§ Given information
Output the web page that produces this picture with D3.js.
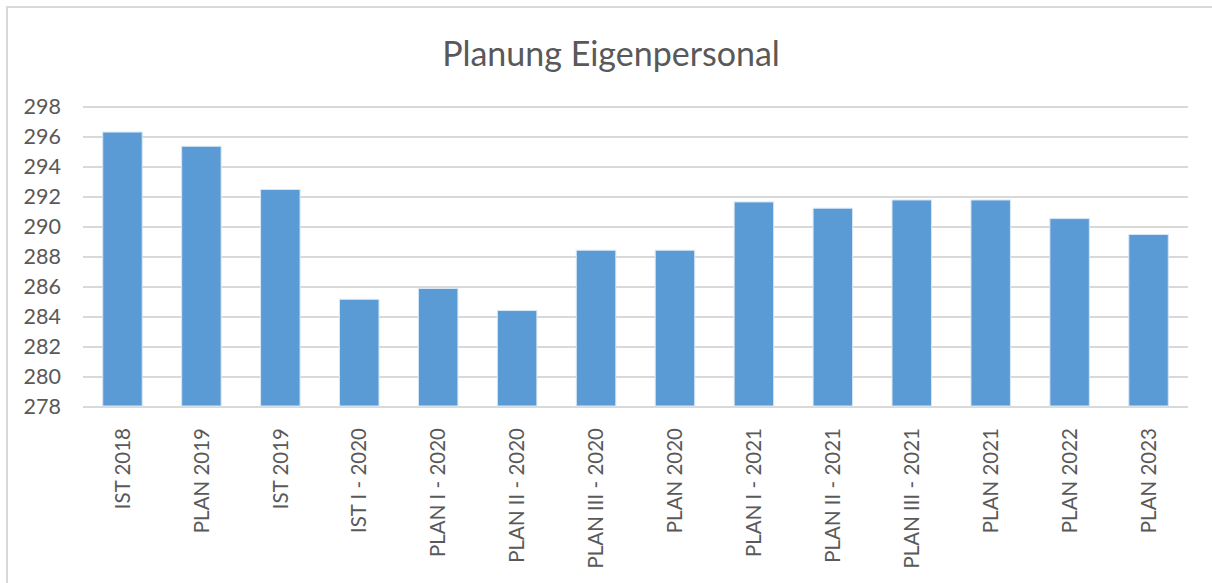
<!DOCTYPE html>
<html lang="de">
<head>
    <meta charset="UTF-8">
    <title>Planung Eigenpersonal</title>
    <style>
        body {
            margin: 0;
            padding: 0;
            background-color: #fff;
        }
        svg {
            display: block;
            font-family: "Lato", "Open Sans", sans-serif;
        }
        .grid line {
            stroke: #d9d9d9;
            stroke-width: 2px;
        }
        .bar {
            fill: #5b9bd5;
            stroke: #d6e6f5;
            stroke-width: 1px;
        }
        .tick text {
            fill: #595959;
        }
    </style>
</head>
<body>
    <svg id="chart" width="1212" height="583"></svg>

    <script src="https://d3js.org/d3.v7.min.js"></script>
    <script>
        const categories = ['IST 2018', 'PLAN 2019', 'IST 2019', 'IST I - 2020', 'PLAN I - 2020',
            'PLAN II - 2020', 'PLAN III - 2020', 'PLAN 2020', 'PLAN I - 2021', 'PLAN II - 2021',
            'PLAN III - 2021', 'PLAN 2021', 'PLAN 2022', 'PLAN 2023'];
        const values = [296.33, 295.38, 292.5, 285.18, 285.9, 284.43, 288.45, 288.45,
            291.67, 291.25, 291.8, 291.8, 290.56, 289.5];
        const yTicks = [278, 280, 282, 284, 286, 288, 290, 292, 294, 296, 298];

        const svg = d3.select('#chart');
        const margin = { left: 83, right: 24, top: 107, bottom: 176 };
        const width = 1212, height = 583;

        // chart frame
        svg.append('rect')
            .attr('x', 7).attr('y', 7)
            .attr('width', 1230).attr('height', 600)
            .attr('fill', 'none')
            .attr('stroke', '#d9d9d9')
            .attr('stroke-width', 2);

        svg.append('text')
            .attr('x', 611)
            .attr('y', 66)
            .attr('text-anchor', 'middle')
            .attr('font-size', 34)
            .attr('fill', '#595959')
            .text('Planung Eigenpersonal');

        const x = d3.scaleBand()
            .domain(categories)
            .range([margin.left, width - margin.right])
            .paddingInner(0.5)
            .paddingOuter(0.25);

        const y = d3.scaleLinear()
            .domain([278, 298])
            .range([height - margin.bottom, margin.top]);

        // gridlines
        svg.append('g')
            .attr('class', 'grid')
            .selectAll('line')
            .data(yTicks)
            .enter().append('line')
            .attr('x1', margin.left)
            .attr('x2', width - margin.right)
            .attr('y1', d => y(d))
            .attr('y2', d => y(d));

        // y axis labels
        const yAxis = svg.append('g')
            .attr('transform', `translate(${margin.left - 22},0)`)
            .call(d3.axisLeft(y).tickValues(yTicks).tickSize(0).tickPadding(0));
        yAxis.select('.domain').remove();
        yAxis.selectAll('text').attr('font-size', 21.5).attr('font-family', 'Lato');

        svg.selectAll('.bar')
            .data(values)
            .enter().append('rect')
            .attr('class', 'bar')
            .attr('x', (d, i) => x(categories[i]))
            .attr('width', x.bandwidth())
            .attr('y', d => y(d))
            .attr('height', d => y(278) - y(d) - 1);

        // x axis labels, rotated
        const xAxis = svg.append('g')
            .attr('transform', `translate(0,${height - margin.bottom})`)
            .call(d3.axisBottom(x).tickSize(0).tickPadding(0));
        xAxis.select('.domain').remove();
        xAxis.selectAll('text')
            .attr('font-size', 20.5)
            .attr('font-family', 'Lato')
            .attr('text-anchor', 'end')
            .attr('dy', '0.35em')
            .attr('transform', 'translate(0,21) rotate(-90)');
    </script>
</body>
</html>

§ Given problem
Copy the data word for word. Pictures do not go in the copy.

§ Answer to the exercise
Output the web page that produces this picture with D3.js.
<!DOCTYPE html>
<html lang="de">
<head>
    <meta charset="UTF-8">
    <title>Planung Eigenpersonal</title>
    <style>
        body {
            margin: 0;
            padding: 0;
            background-color: #fff;
        }
        svg {
            display: block;
            font-family: "Lato", "Open Sans", sans-serif;
        }
        .grid line {
            stroke: #d9d9d9;
            stroke-width: 2px;
        }
        .bar {
            fill: #5b9bd5;
            stroke: #d6e6f5;
            stroke-width: 1px;
        }
        .tick text {
            fill: #595959;
        }
    </style>
</head>
<body>
    <svg id="chart" width="1212" height="583"></svg>

    <script src="https://d3js.org/d3.v7.min.js"></script>
    <script>
        const categories = ['IST 2018', 'PLAN 2019', 'IST 2019', 'IST I - 2020', 'PLAN I - 2020',
            'PLAN II - 2020', 'PLAN III - 2020', 'PLAN 2020', 'PLAN I - 2021', 'PLAN II - 2021',
            'PLAN III - 2021', 'PLAN 2021', 'PLAN 2022', 'PLAN 2023'];
        const values = [296.33, 295.38, 292.5, 285.18, 285.9, 284.43, 288.45, 288.45,
            291.67, 291.25, 291.8, 291.8, 290.56, 289.5];
        const yTicks = [278, 280, 282, 284, 286, 288, 290, 292, 294, 296, 298];

        const svg = d3.select('#chart');
        const margin = { left: 83, right: 24, top: 107, bottom: 176 };
        const width = 1212, height = 583;

        // chart frame
        svg.append('rect')
            .attr('x', 7).attr('y', 7)
            .attr('width', 1230).attr('height', 600)
            .attr('fill', 'none')
            .attr('stroke', '#d9d9d9')
            .attr('stroke-width', 2);

        svg.append('text')
            .attr('x', 611)
            .attr('y', 66)
            .attr('text-anchor', 'middle')
            .attr('font-size', 34)
            .attr('fill', '#595959')
            .text('Planung Eigenpersonal');

        const x = d3.scaleBand()
            .domain(categories)
            .range([margin.left, width - margin.right])
            .paddingInner(0.5)
            .paddingOuter(0.25);

        const y = d3.scaleLinear()
            .domain([278, 298])
            .range([height - margin.bottom, margin.top]);

        // gridlines
        svg.append('g')
            .attr('class', 'grid')
            .selectAll('line')
            .data(yTicks)
            .enter().append('line')
            .attr('x1', margin.left)
            .attr('x2', width - margin.right)
            .attr('y1', d => y(d))
            .attr('y2', d => y(d));

        // y axis labels
        const yAxis = svg.append('g')
            .attr('transform', `translate(${margin.left - 22},0)`)
            .call(d3.axisLeft(y).tickValues(yTicks).tickSize(0).tickPadding(0));
        yAxis.select('.domain').remove();
        yAxis.selectAll('text').attr('font-size', 21.5).attr('font-family', 'Lato');

        svg.selectAll('.bar')
            .data(values)
            .enter().append('rect')
            .attr('class', 'bar')
            .attr('x', (d, i) => x(categories[i]))
            .attr('width', x.bandwidth())
            .attr('y', d => y(d))
            .attr('height', d => y(278) - y(d) - 1);

        // x axis labels, rotated
        const xAxis = svg.append('g')
            .attr('transform', `translate(0,${height - margin.bottom})`)
            .call(d3.axisBottom(x).tickSize(0).tickPadding(0));
        xAxis.select('.domain').remove();
        xAxis.selectAll('text')
            .attr('font-size', 20.5)
            .attr('font-family', 'Lato')
            .attr('text-anchor', 'end')
            .attr('dy', '0.35em')
            .attr('transform', 'translate(0,21) rotate(-90)');
    </script>
</body>
</html>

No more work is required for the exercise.